One of my favorite papers is the paper on online passive-aggressive algorithms by Koby Crammer et al. In this paper, a set of algorithms is presented, that can be used to learn classifiers and regressors with a simple, closed form update. The underlying intuition is that when a prediction is good enough, the model is not updated (i.e. it is passive). When the prediction is not good enough, the model is aggressively updated not to make that mistake again. This is done after every data point. Extensions are presented for multi-class predictions, one-class prediction and structured prediction.

What I like so much about the paper is that is is very clear about the objective of the algorithm, and that the derivation of the update is straight forward to follow. It results in a set of algorithms (with regret bounds!) that is very easy to implement, even in low-level programming languages. A side effect of the online update is no additional state needs to be tracked nor stored.

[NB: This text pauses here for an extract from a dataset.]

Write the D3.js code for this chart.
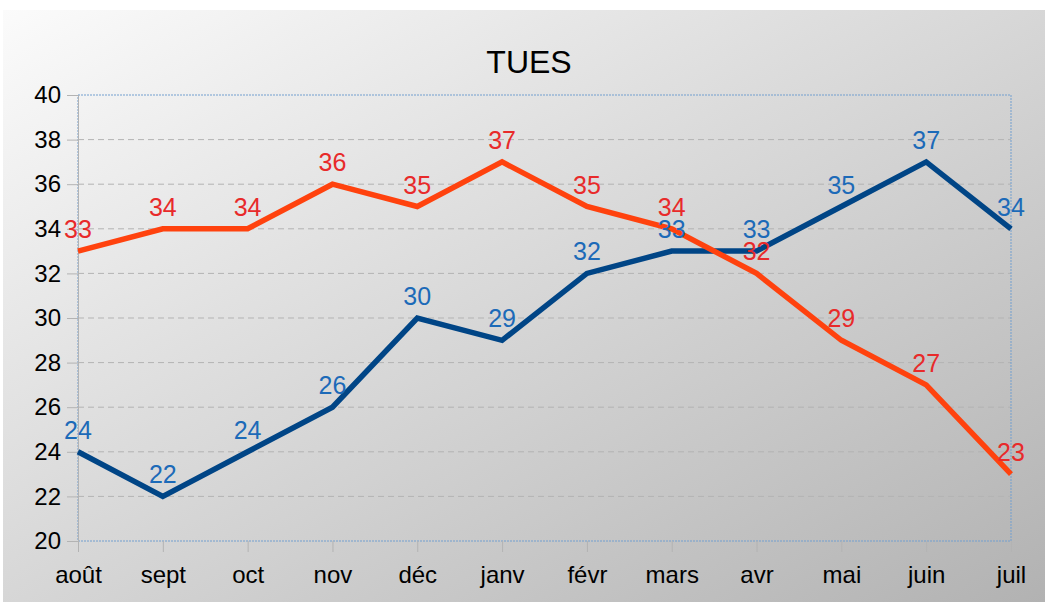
<!DOCTYPE html>
<html>
<head>
<meta charset="utf-8">
<script src="https://cdn.jsdelivr.net/npm/d3@7"></script>
<style>
  body { margin: 0; background: #fff; }
  text { font-family: "Liberation Sans", Arial, sans-serif; }
</style>
</head>
<body>
<div id="chart"></div>
<script>
// data
var months = ["août", "sept", "oct", "nov", "déc", "janv", "févr", "mars", "avr", "mai", "juin", "juil"];
var blueValues = [24, 22, 24, 26, 30, 29, 32, 33, 33, 35, 37, 34];
var redValues = [33, 34, 34, 36, 35, 37, 35, 34, 32, 29, 27, 23];
var yTicks = [20, 22, 24, 26, 28, 30, 32, 34, 36, 38, 40];
var title = "TUES";

var W = 1045, H = 602;
var margin = {top: 95, right: 34, bottom: 61, left: 78},
width = W - margin.left - margin.right,
height = H - margin.top - margin.bottom;

var root = d3.select("#chart")
.append("svg")
.attr("width", W)
.attr("height", H);

// background gradient
var grad = root.append("defs").append("linearGradient")
  .attr("id", "bg")
  .attr("x1", "0%").attr("y1", "0%")
  .attr("x2", "100%").attr("y2", "100%");
grad.append("stop").attr("offset", "0%").attr("stop-color", "#fbfbfb");
grad.append("stop").attr("offset", "100%").attr("stop-color", "#b2b2b2");

root.append("rect")
  .attr("x", 3).attr("y", 10)
  .attr("width", W - 3).attr("height", H - 10)
  .attr("fill", "url(#bg)");

root.append("text")
  .attr("x", 529).attr("y", 73)
  .attr("text-anchor", "middle")
  .style("font-size", "32px")
  .attr("fill", "#000")
  .text(title);

var svg = root.append("g")
  .attr("transform", "translate(" + margin.left + "," + margin.top + ")");

var x = d3.scalePoint().domain(months).range([0, width]);
var y = d3.scaleLinear().domain([20, 40]).range([height, 0]);

// gridlines
svg.append("g")
  .selectAll("line")
  .data(yTicks.slice(1, -1))
  .enter().append("line")
  .attr("x1", 0).attr("x2", width)
  .attr("y1", function(d) { return y(d); })
  .attr("y2", function(d) { return y(d); })
  .attr("stroke", "#b3b3b3")
  .attr("stroke-dasharray", "6,4")
  .attr("stroke-width", 1);

// plot border (dotted)
svg.append("rect")
  .attr("x", 0).attr("y", 0)
  .attr("width", width).attr("height", height)
  .attr("fill", "none")
  .attr("stroke", "#729fcf")
  .attr("stroke-dasharray", "2,1")
  .attr("stroke-width", 1);

// Y axis
var yAxis = svg.append("g")
  .call(d3.axisLeft(y).tickValues(yTicks).tickSize(11).tickPadding(6));
yAxis.select(".domain").attr("stroke", "#b3b3b3");
yAxis.selectAll(".tick line").attr("stroke", "#b3b3b3");
yAxis.selectAll(".tick text")
  .style("font-size", "24px")
  .attr("fill", "#000")
  .attr("font-family", "Liberation Sans, Arial, sans-serif");

// X axis
var xAxis = svg.append("g")
  .attr("transform", "translate(0," + height + ")")
  .call(d3.axisBottom(x).tickSize(11).tickPadding(14));
xAxis.select(".domain").remove();
xAxis.selectAll(".tick line").attr("stroke", "#b3b3b3");
xAxis.selectAll(".tick text")
  .style("font-size", "24px")
  .attr("fill", "#000")
  .attr("font-family", "Liberation Sans, Arial, sans-serif");

var line = d3.line()
  .x(function(d, i) { return x(months[i]); })
  .y(function(d) { return y(d); });

function drawSeries(vals, lineColor) {
  svg.append("path")
    .datum(vals)
    .attr("fill", "none")
    .attr("stroke", lineColor)
    .attr("stroke-width", 5.5)
    .attr("stroke-linejoin", "miter")
    .attr("d", line);
}
function drawLabels(vals, labelColor) {
  svg.append("g")
    .selectAll("text")
    .data(vals)
    .enter().append("text")
    .attr("x", function(d, i) { return x(months[i]); })
    .attr("y", function(d) { return y(d) - 13; })
    .attr("text-anchor", "middle")
    .style("font-size", "25px")
    .attr("fill", labelColor)
    .text(function(d) { return d; });
}

drawSeries(blueValues, "#004586");
drawSeries(redValues, "#ff420e");
drawLabels(blueValues, "#1c6ab8");
drawLabels(redValues, "#e82a2a");
</script>
</body>
</html>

I have used passive-aggressive regression (PA-I), for example for an online learning regressor on an embedded system. The fact that the online update is numerically stable, and never diverges makes it a very robust tool. Contrast that with gradient descent, where we have to be careful with learning rates.

One can implicitly do a non-linear feature mapping in the passive aggressive algorithms with the kernel-trick. This transforms the passive aggressive models into non-linear model, not unlike a support vector machine. Wang and Vucetic show how to limit the number of support vectors to a small budget, so that it still can be used in an online fashion. This extension is also easy to implement in low-level languages, such as C.